Aside from the fact that there is nothing in the law to justify such a distinction, this position raises a special difficulty for candidates. It seems clear that a bona fide candidate for a district judge position would have trouble qualifying as such before the Judicial Nominating Board if he or she attempted to condition his or her candidacy so as to avoid being subject to the administrative orders of the Supreme Court. Administrative Order No. 18 provides as one of the duties of the administrative judge that he “[a]ssign and specially assign district and superior judges, including himself, in either the Superior or District Courts subject to the requirements of rotation as ordered by the Supreme Court.” All district judges are subject to this authority.

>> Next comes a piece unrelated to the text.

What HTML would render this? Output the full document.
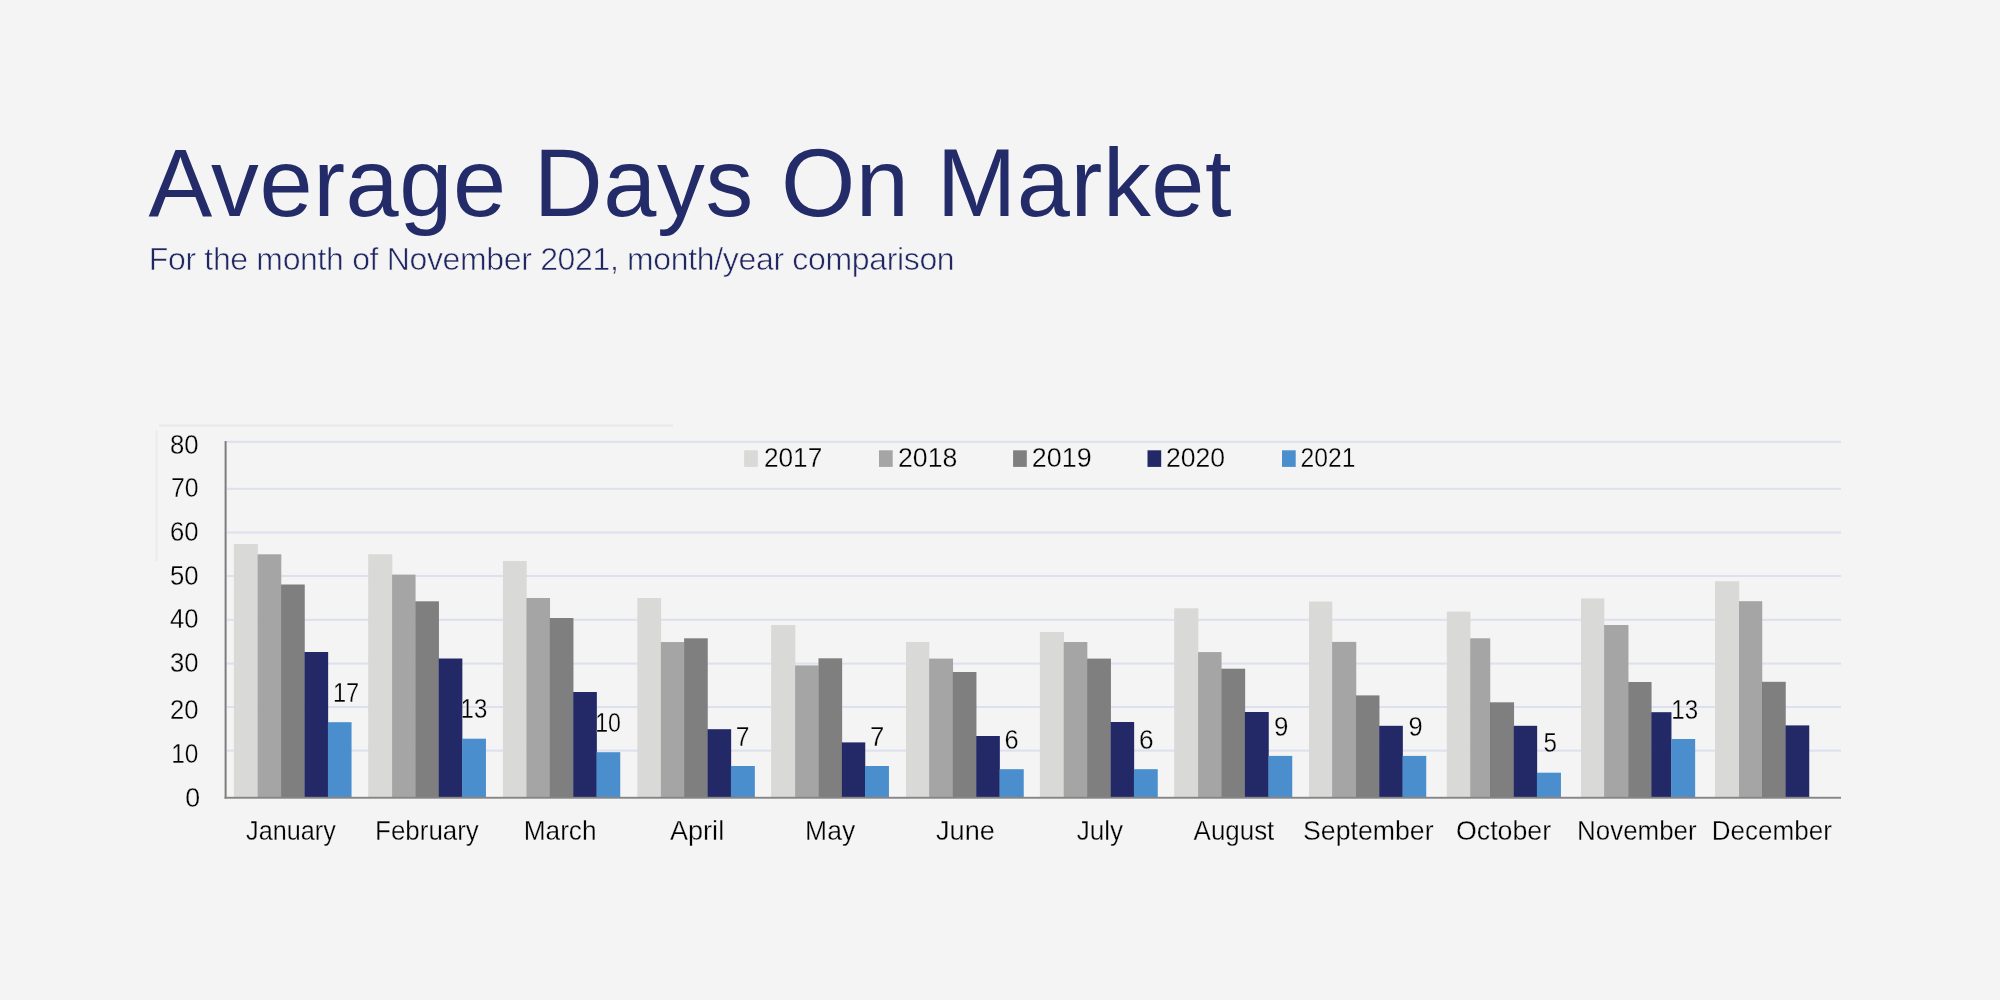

On this basis we determine that the appointing power of the governor is to appoint to the District Court as a single court, irrespective of assignment. The power of assignment, regular or special, is in the judicial branch under our Constitution and laws. We recognize that policy arguments can be constructed that may be seen as supporting different systems and varying the weight to be given the multitudinous concerns that can be argued for one or another system. To that we must say that the present procedures are not only consistent with our laws, but represent a justifiable response to implementation of the assigned judicial mission based on the necessary limitations of manpower and resources. Cf. Peck v. Douglas, 148 Vt. 128, 133, 530 A.2d 551, 554 (1987) (“question is not whether the solution tendered by the plaintiff is better, or wiser . . . but simply whether the present . . . procedure . . . *318does violence” to the law). The action of the lower court was correct under the law.